Written problem: Without the pictures, return all of the material exactly as written.

* START Information supplied *

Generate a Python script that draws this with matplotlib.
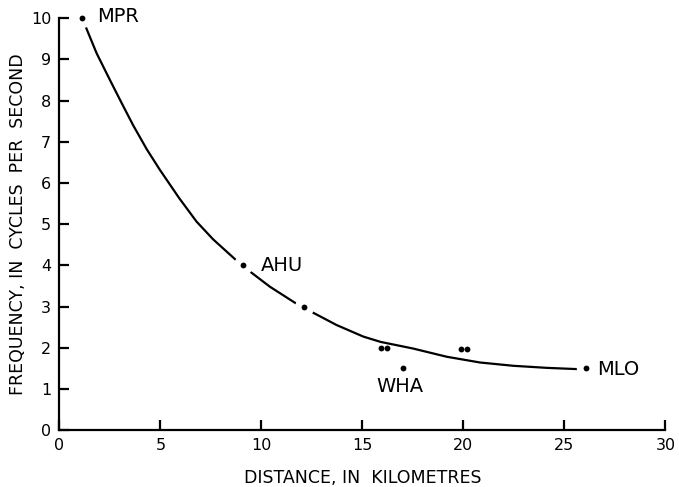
import matplotlib
matplotlib.use("Agg")
import matplotlib.pyplot as plt

plt.rcParams['font.family'] = ['DejaVu Sans']

# Observed stations (distance km, frequency c/s)
pts_x = [1.1, 9.1, 12.1, 15.9, 16.2, 17.0, 19.9, 20.2, 26.05]
pts_y = [10.0, 4.0, 3.0, 2.0, 2.0, 1.5, 1.97, 1.97, 1.5]
# stations lying on the curve (curve is broken around them)
on_curve = [0, 1, 2, 8]

# Station labels
lab_text = ["MPR", "AHU", "WHA", "MLO"]
lab_x = [1.85, 9.95, 15.7, 26.6]
lab_y = [10.05, 4.0, 1.05, 1.48]

# Fitted curve
curve_x = [1.26, 1.84, 2.5, 3.08, 3.65, 4.32, 4.97, 5.93, 6.79, 7.61, 8.69,
           9.43, 10.42, 11.66, 12.48, 13.72, 15.04, 15.9, 17.5, 19.17,
           20.82, 22.47, 24.12, 25.6]
curve_y = [9.84, 9.15, 8.50, 7.94, 7.40, 6.82, 6.32, 5.63, 5.06, 4.63, 4.15,
           3.85, 3.48, 3.09, 2.87, 2.55, 2.27, 2.14, 1.98, 1.78,
           1.64, 1.56, 1.51, 1.48]

xticks = [0, 5, 10, 15, 20, 25, 30]
yticks = list(range(0, 11))

fig = plt.figure(figsize=(6.79, 4.87), dpi=100)
ax = fig.add_axes([0.0876, 0.117, 0.8924, 0.8454])
ax.set_xlim(0, 30)
ax.set_ylim(0, 10)

ax.plot(curve_x, curve_y, color='black', lw=1.6, zorder=2, clip_on=False,
        solid_joinstyle='round')
hx = [pts_x[i] for i in on_curve]
hy = [pts_y[i] for i in on_curve]
ax.plot(hx, hy, 'o', ms=14, color='white', mec='none', zorder=3, clip_on=False)
ax.plot(pts_x, pts_y, 'o', ms=4.2, color='black', mec='none', zorder=4, clip_on=False)

for t, x, y in zip(lab_text, lab_x, lab_y):
    ax.text(x, y, t, fontsize=14, ha='left', va='center', zorder=5)

for s in ['top', 'right']:
    ax.spines[s].set_visible(False)
for s in ['left', 'bottom']:
    ax.spines[s].set_linewidth(1.6)

ax.set_xticks(xticks)
ax.set_yticks(yticks)
ax.tick_params(direction='in', length=7, width=1.6, labelsize=11.5, pad=6)

ax.set_xlabel("DISTANCE, IN  KILOMETRES", fontsize=12.5, labelpad=11)
ax.set_ylabel("FREQUENCY, IN  CYCLES  PER  SECOND", fontsize=12.5, labelpad=3)

fig.savefig("out.png", dpi=100)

* END Information supplied *

Written answer:
Generate a Python script that draws this with matplotlib.
import matplotlib
matplotlib.use("Agg")
import matplotlib.pyplot as plt

plt.rcParams['font.family'] = ['DejaVu Sans']

# Observed stations (distance km, frequency c/s)
pts_x = [1.1, 9.1, 12.1, 15.9, 16.2, 17.0, 19.9, 20.2, 26.05]
pts_y = [10.0, 4.0, 3.0, 2.0, 2.0, 1.5, 1.97, 1.97, 1.5]
# stations lying on the curve (curve is broken around them)
on_curve = [0, 1, 2, 8]

# Station labels
lab_text = ["MPR", "AHU", "WHA", "MLO"]
lab_x = [1.85, 9.95, 15.7, 26.6]
lab_y = [10.05, 4.0, 1.05, 1.48]

# Fitted curve
curve_x = [1.26, 1.84, 2.5, 3.08, 3.65, 4.32, 4.97, 5.93, 6.79, 7.61, 8.69,
           9.43, 10.42, 11.66, 12.48, 13.72, 15.04, 15.9, 17.5, 19.17,
           20.82, 22.47, 24.12, 25.6]
curve_y = [9.84, 9.15, 8.50, 7.94, 7.40, 6.82, 6.32, 5.63, 5.06, 4.63, 4.15,
           3.85, 3.48, 3.09, 2.87, 2.55, 2.27, 2.14, 1.98, 1.78,
           1.64, 1.56, 1.51, 1.48]

xticks = [0, 5, 10, 15, 20, 25, 30]
yticks = list(range(0, 11))

fig = plt.figure(figsize=(6.79, 4.87), dpi=100)
ax = fig.add_axes([0.0876, 0.117, 0.8924, 0.8454])
ax.set_xlim(0, 30)
ax.set_ylim(0, 10)

ax.plot(curve_x, curve_y, color='black', lw=1.6, zorder=2, clip_on=False,
        solid_joinstyle='round')
hx = [pts_x[i] for i in on_curve]
hy = [pts_y[i] for i in on_curve]
ax.plot(hx, hy, 'o', ms=14, color='white', mec='none', zorder=3, clip_on=False)
ax.plot(pts_x, pts_y, 'o', ms=4.2, color='black', mec='none', zorder=4, clip_on=False)

for t, x, y in zip(lab_text, lab_x, lab_y):
    ax.text(x, y, t, fontsize=14, ha='left', va='center', zorder=5)

for s in ['top', 'right']:
    ax.spines[s].set_visible(False)
for s in ['left', 'bottom']:
    ax.spines[s].set_linewidth(1.6)

ax.set_xticks(xticks)
ax.set_yticks(yticks)
ax.tick_params(direction='in', length=7, width=1.6, labelsize=11.5, pad=6)

ax.set_xlabel("DISTANCE, IN  KILOMETRES", fontsize=12.5, labelpad=11)
ax.set_ylabel("FREQUENCY, IN  CYCLES  PER  SECOND", fontsize=12.5, labelpad=3)

fig.savefig("out.png", dpi=100)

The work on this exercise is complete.